WORK INSTRUCTIONS ▸ Reproduce exactly, and nothing else, the lines from the one that contains "Recreate this image" through the one that contains "from matplotlib.patches import Rectangle". Leave the pictures out.

PROVIDED INFORMATION ▸
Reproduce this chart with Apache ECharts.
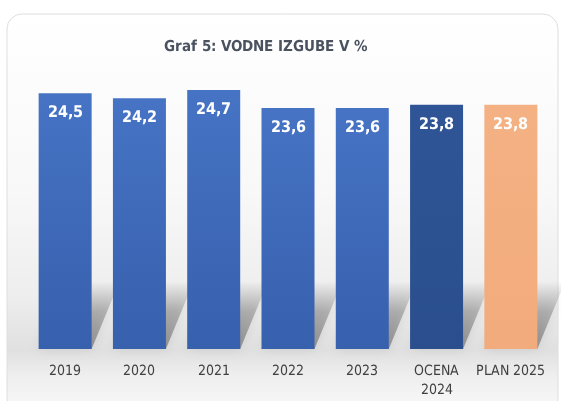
<!DOCTYPE html>
<html>
<head>
<meta charset="utf-8">
<title>Graf 5: VODNE IZGUBE V %</title>
<script src="https://cdn.jsdelivr.net/npm/echarts@6/dist/echarts.min.js"></script>
<style>
    @font-face {
        font-family: "CondSans";
        font-weight: normal;
        src: local("DejaVu Sans Condensed"), local("DejaVuSansCondensed");
    }
    @font-face {
        font-family: "CondSans";
        font-weight: bold;
        src: local("DejaVu Sans Condensed Bold"), local("DejaVuSansCondensed-Bold");
    }
    html, body { margin: 0; padding: 0; background: #fff; }
    #chart { width: 561px; height: 401px; }
</style>
</head>
<body>
<div id="chart"></div>
<script>
// values
const categories = ["2019", "2020", "2021", "2022", "2023", "OCENA\n2024", "PLAN 2025"];
const losses = [24.5, 24.2, 24.7, 23.6, 23.6, 23.8, 23.8];

const FONT = "CondSans, Roboto, sans-serif";
const BAR_W = 53;
const Y_MIN = 9;

const grad = (top, bottom) =>
    new echarts.graphic.LinearGradient(0, 0, 0, 1, [
        { offset: 0, color: top },
        { offset: 1, color: bottom },
    ]);

function barColor(i) {
    if (i === 5) return grad("#2f5597", "#2b4f8d");
    if (i === 6) return grad("#f4b183", "#f2ab7c");
    return grad("#4673c4", "#3760ad");
}

function draw() {
    const chart = echarts.init(document.getElementById("chart"), null, { renderer: "canvas" });

    const option = {
        animation: false,
        textStyle: { fontFamily: FONT },
        graphic: [
            {
                type: "rect",
                z: -10,
                silent: true,
                shape: { x: 7, y: 14, width: 551, height: 400, r: 15 },
                style: {
                    stroke: "#dedede",
                    lineWidth: 1,
                    fill: new echarts.graphic.LinearGradient(0, 0, 0, 1, [
                        { offset: 0, color: "#ffffff" },
                        { offset: 0.45, color: "#f8f8f8" },
                        { offset: 0.7, color: "#eeeeee" },
                        { offset: 0.84, color: "#e0e0e0" },
                        { offset: 0.9, color: "#eeeeee" },
                        { offset: 1, color: "#fafafa" },
                    ]),
                },
            },
        ],
        title: {
            text: "Graf 5: VODNE IZGUBE V %",
            left: 261,
            top: 35,
            textAlign: "center",
            textStyle: {
                fontFamily: FONT,
                fontSize: 15,
                fontWeight: "bold",
                color: "#4a5260",
            },
        },
        grid: { left: 28, right: 13, top: 85, bottom: 52 },
        xAxis: {
            type: "category",
            data: categories,
            axisLine: { show: false },
            axisTick: { show: false },
            axisLabel: {
                color: "#404040",
                fontFamily: FONT,
                fontSize: 13.5,
                lineHeight: 19,
                margin: 13,
                interval: 0,
            },
        },
        yAxis: {
            type: "value",
            min: Y_MIN,
            max: 25,
            show: false,
            splitLine: { show: false },
        },
        series: [
            {
                // soft cast shadow behind each bar
                type: "custom",
                z: 1,
                silent: true,
                data: losses.map((v, i) => [i, v]),
                renderItem(params, api) {
                    const p = api.coord([api.value(0), Y_MIN]);
                    const x0 = p[0] - BAR_W / 2;
                    const x1 = p[0] + BAR_W / 2;
                    const yb = p[1];
                    const dx = 28;
                    const h = 68;
                    return {
                        type: "polygon",
                        shape: {
                            points: [
                                [x0, yb],
                                [x1, yb],
                                [x1 + dx, yb - h],
                                [x0 + dx, yb - h],
                            ],
                        },
                        style: {
                            fill: new echarts.graphic.LinearGradient(0, 0, 0, 1, [
                                { offset: 0, color: "rgba(0,0,0,0)" },
                                { offset: 0.45, color: "rgba(0,0,0,0.22)" },
                                { offset: 1, color: "rgba(0,0,0,0.33)" },
                            ]),
                            shadowBlur: 12,
                            shadowColor: "rgba(0,0,0,0.3)",
                        },
                    };
                },
            },
            {
                type: "bar",
                z: 2,
                data: losses,
                barWidth: BAR_W,
                itemStyle: {
                    color: (p) => barColor(p.dataIndex),
                },
                label: {
                    show: true,
                    position: "insideTop",
                    distance: 12,
                    color: "#ffffff",
                    fontFamily: FONT,
                    fontSize: 16,
                    fontWeight: "bold",
                    formatter: (p) => String(p.value).replace(".", ","),
                },
            },
        ],
    };

    chart.setOption(option);
}

Promise.all([
    document.fonts.load("bold 16px CondSans"),
    document.fonts.load("13.5px CondSans"),
])
    .catch(() => null)
    .then(draw);
</script>
</body>
</html>
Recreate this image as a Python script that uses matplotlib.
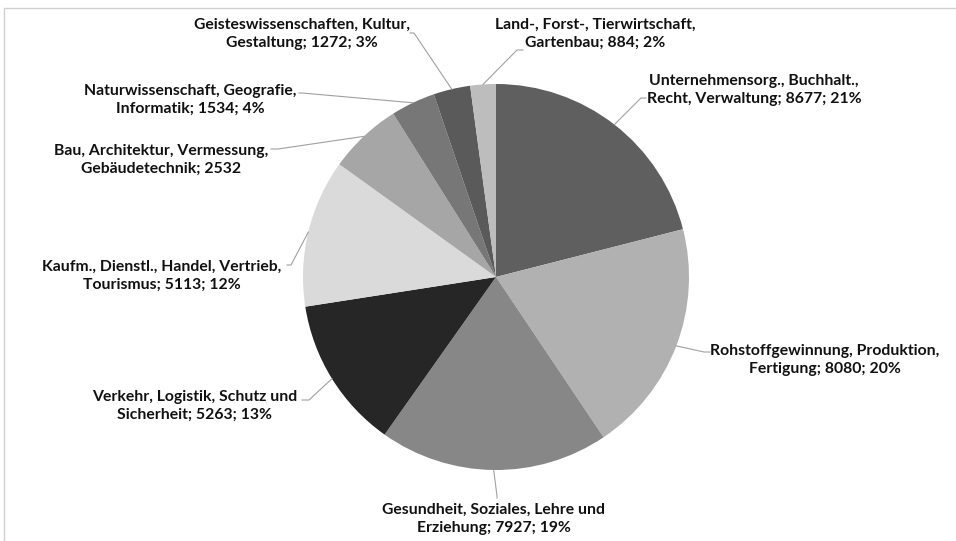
import numpy as np
import matplotlib.pyplot as plt
from matplotlib.patches import Rectangle

# daten aus dem diagramm
kategorien = [
    "Unternehmensorg., Buchhalt.,\nRecht, Verwaltung",
    "Rohstoffgewinnung, Produktion,\nFertigung",
    "Gesundheit, Soziales, Lehre und\nErziehung",
    "Verkehr, Logistik, Schutz und\nSicherheit",
    "Kaufm., Dienstl., Handel, Vertrieb,\nTourismus",
    "Bau, Architektur, Vermessung,\nGebäudetechnik",
    "Naturwissenschaft, Geografie,\nInformatik",
    "Geisteswissenschaften, Kultur,\nGestaltung",
    "Land-, Forst-, Tierwirtschaft,\nGartenbau",
]
werte = [8677, 8080, 7927, 5263, 5113, 2532, 1534, 1272, 884]
prozent = ["21%", "20%", "19%", "13%", "12%", "", "4%", "3%", "2%"]

farben = ["#5f5f5f", "#b1b1b1", "#878787", "#262626", "#dadada",
          "#a6a6a6", "#777777", "#5a5a5a", "#bdbdbd"]

# positionen der beschriftungen (pixel, oben links = 0,0)
text_pos = [(754, 90), (825, 360), (494, 519), (195, 406), (162, 276),
            (161, 160), (190, 100), (302, 34), (595, 34)]
# knick- und endpunkt der fuehrungslinien
knick = [(641, 98), (704, 352), (497, 496), (309, 400), (291, 265),
         (278, 149), (302, 93), (414, 33), (517, 50)]
ende = [(646, 98), (710, 352), (497, 498), (302, 400), (287, 265),
        (271, 149), (299, 93), (410, 33), (523, 50)]

W, H = 956, 541
cx, cy, r = 496, 277, 193

fig = plt.figure(figsize=(W / 100, H / 100), dpi=100)
ax = fig.add_axes([0, 0, 1, 1])

# rahmen (nur links/oben sichtbar)
ax.add_patch(Rectangle((4, -20), W + 40, H - 8 + 20, fill=False,
                       edgecolor="#d0d0d0", linewidth=1))

wedges, _ = ax.pie(werte, colors=farben, startangle=90, counterclock=False,
                   center=(cx, H - cy), radius=r, frame=True,
                   wedgeprops=dict(linewidth=0))
ax.set_xlim(0, W)
ax.set_ylim(0, H)
ax.axis("off")

for i, w in enumerate(wedges):
    mitte = np.deg2rad((w.theta1 + w.theta2) / 2)
    px = cx + r * np.cos(mitte)
    py = (H - cy) + r * np.sin(mitte)
    kx, ky = knick[i]
    ex, ey = ende[i]
    ax.plot([px, kx, ex], [py, H - ky, H - ey], color="#a0a0a0", lw=0.8)
    txt = f"{kategorien[i]}; {werte[i]}"
    if prozent[i]:
        txt += f"; {prozent[i]}"
    tx, ty = text_pos[i]
    ax.text(tx, H - ty, txt, ha="center", va="center", fontsize=11.3,
            fontweight="bold", family="Lato", color="#111111",
            linespacing=1.33)

fig.savefig("out.png", dpi=100, facecolor="white")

SOLUTION TO THIS PROBLEM ▸
Recreate this image as a Python script that uses matplotlib.
import numpy as np
import matplotlib.pyplot as plt
from matplotlib.patches import Rectangle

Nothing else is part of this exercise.